Sabina Kuliyeva, a volunteer, has been engaged in charity for years. She has managed to study both the visible and invisible aspects of this hard work.
In her words, there are no registered charity organizations in Azerbaijan except for the Heydar Aliyev Foundation. According to official information, the Foundation’s activities and goals are very diverse: To promote the implementation of comprehensive programmes and projects that serve Azerbaijan’s prosperity, and increase people’s welfare through utilization of the rich heritage of the national leader Heydar Aliyev; to develop and implement scientific, educational, cultural, healthcare, sports and environmental programmes and projects, as well as to facilitate the settlement of local social problems, and to assist people with special needs.
According to Sabina, actions related to particular individuals are implemented when a situation is really critical. For example, assistance in the treatment of little Imran Jafarzade, who had nearly lost both his legs in a summer swimming pool, or the treatment of Zaur Rashidov, an oncology patient whose support group in social networks comprised thousands of people. Both cases were in the public’s focus. Once the Foundation decides to render assistance, it covers all the expenses. “However, it takes a long time and persistence to reach out to them, and sometimes it’s all in vain.”
In Sabina’s opinion, an absence of shelters is the most pressing problem in the charity-sphere. For example, sometimes volunteers find elderly people with amnesia in the street who cannot recall their names. Sometimes they are transported to the Psychoneurologic Dispensary in the Mashtagi settlement, not far from Baku. But the Geriatric Department of the Dispensary is designed to accommodate just sixteen people, while there are 86 patients at present. There are few facilities where people can really get help.
From time to time, homeless people find shelter at the St Theresa Shelter at the Catholic Church, where they receive any necessary medical assistance, get food, have a bath, and wash their clothes. However, this facility can accommodate just 20-25 people.
As far as children are concerned, in Sabina Kuliyeva’s words, the situation is slightly better, but this concerns only Baku. The situation improved after boarding schools and orphanages had been transferred to the Ministry of Education. “Earlier, we collected clothes for orphans in orphanages,” says Sabina. “Whereas now, when we get there, we could see that there is no need for that, since children get everything necessary. As for sweets, they like them, but they do not throw themselves at it. However, the situation in the regional areas are absolutely different. We visited Goychay district; the children there were literally breaking the doors down and clearing the tables of food and toys. Regional orphanages and boarding schools are still under the local executive government’s control. That’s obviously the reason why they are in such a poor condition.”
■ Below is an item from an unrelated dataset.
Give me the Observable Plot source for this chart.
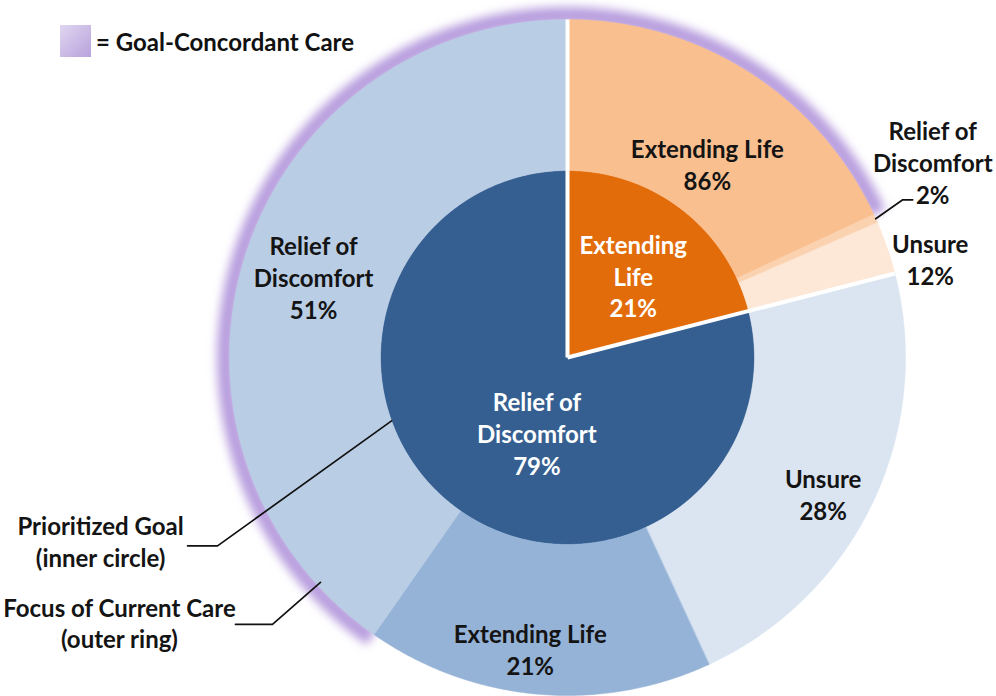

Sabina has tried on many occasions to get official assistance for her activities: “I appealed three times to the Ministry of Justice requesting the registration of my NGO. Each time they refused under some unreasonable pretexts: once I was told that my organization’s name coincided with that of another organization. Then they did not like that we had notarized the documents in a notary office in another district of the city. Thus, nothing has resulted from my efforts.”